Park Jin-hyung, a 28-year-old university graduate, feels more anxious than ever before. He has just finished his second internship at a big firm, with no full-time job lined up. Park, who holds a double degree in business and international relations, has applied to about 60 companies since January, but was only interviewed by three firms that eventually did not offer him any positions.
“I spent an extra year after graduating high school to write my college entrance exam again, and I spent two years in the military,” Park told The Korea Herald.
“I also took a year or two during my university years to travel the world and study for the bar exam, which I eventually gave up. I regret taking those years off now because I feel I’m falling behind everyone else.”
Park is one of some 410,000 young South Koreans in their 20s who are not in school and out of work as of June this year, according to Statistics Korea on Sunday.
Young Koreans in Seoul protest against the government’s labor policies for the nation’s youth population, using a large, gold-colored spoon to criticize politicians and businessmen with prosperous backgrounds and therefore "never experienced the difficulties faced by young job seekers today.” In the Korean language, someone born into a wealthy family is said to have “been born with a gold spoon in his or her mouth.” (Yonhap)
The nation’s youth unemployment reached the highest this year since 2000, raising serious concerns about the government’s labor policies especially for the country’s younger population, as well as the limited job security among young contract workers.
The number of unemployed young Koreans, which stood at 330,000 back in 2013, rose to 380,000 last year, and reached 410,000 in the first half of this year. This is the second consecutive year for the youth unemployment rate to peak since 2000 -- when the country was still reeling from the aftermaths of the 1997 Asian financial crisis.
The statistics show that the government’s efforts to tackle youth unemployment have not been effective so far. The Ministry of Labor and Employment allocated 1.5 trillion won ($1.3 billion) this year for projects to combat youth unemployment, with some 40 policies -- including special programs for those who wish to seek employment overseas and free mentorship service -- specifically aiming to support young job seekers.
In an effort to fight the low employment among the younger people, the ministry even formed a special task force in June to help them find positions or opportunities that match their skills or draw on their formal job training or education.
Kim Soo-hyun, a researcher at the Seoul Institute, said the Asian financial crisis had a long-lasting impact on Korea’s job market.
“As the market became unpredictable after the crisis, more companies preferred to hire contract workers with previous job experience over young, full-time workers for entry positions, who are difficult to dismiss even if the business goes down,” he wrote in his study on youth unemployment published last year.
Kim Gwang-seok, a researcher at Hyundai Research Institute, also said the lack of full-time positions among young workers is linked to the high youth unemployment rate.
According to Statistics Korea, 34.8 percent of Koreans aged 15-29 started their career with a contractual position as of May, meaning one-third of young Koreans participate in the workforce for the first time with a limited job security. Among them, 19.6 percent said their first job’s contract was less than a year.

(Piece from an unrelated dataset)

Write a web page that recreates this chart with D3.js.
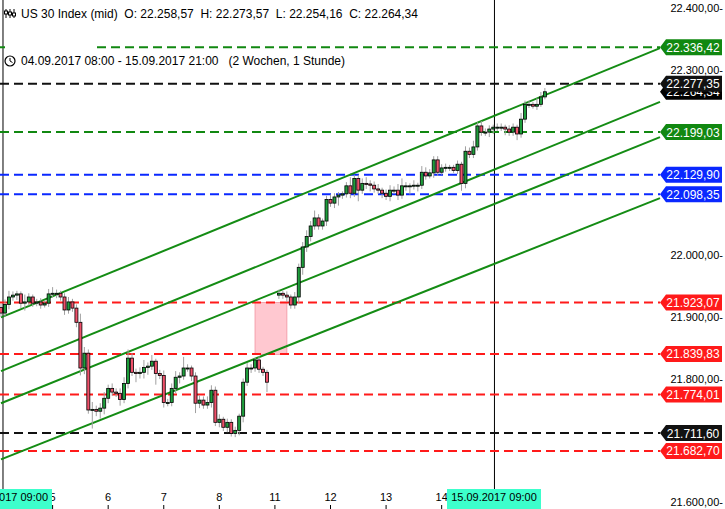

Part-time job opportunities have worked to spike the employment rate for the time being.
According to the statistics, the number of Koreans in their 20s who were newly employed in fact increased by 56,000 last year from 2013.
But according to lawmaker Chung Se-kyun from the main opposition New Politics Alliance for Democracy, the situation poses a more long-term problem on the whole, saying that the number of young Koreans aged 15-29 who are out of work would reach 1.16 million, if the statistics include those who “gave up” work, and those who are not actively seeking employment at all.
Researcher Kim had a similar outlook.
“If the number of contract positions increase while the full-time positions don’t, it will eventually increase the unemployment rate later on.
“It’s because once the contract ends, the worker has to endure another period of unemployment until he or she finds a job,” Kim said.
Seoul Institute’s Kim echoed the concerns.
“Increasing number of contract jobs may raise the employment rate temporarily,” he wrote. “But in the long run, it can’t really be a solution to the essence of the problem. The limited job security among the young population is linked to many other social problems, including the rise of single households and low fertility rate.”
Kim also suggested regulating the nation’s work hours -- it’s the longest among the OECD nations -- and introducing a state-run unemployment assistance program, which is currently nonexistent in Korea, could help tackle the problem.
A separate survey by Statistics Korea also showed last week that a majority of the jobseekers tend to concentrate on similar positions.
According to the survey, a total of 633,000 aged between 15 and 29 as of May this year were preparing for jobs. Of them, 34.9 percent said they were getting ready to become public servants, a rise of 6.9 percentage points from the previous year.
Only 18.9 percent said they were looking for jobs in companies, meaning less than two out of 10 youths were willing to enter the business sector.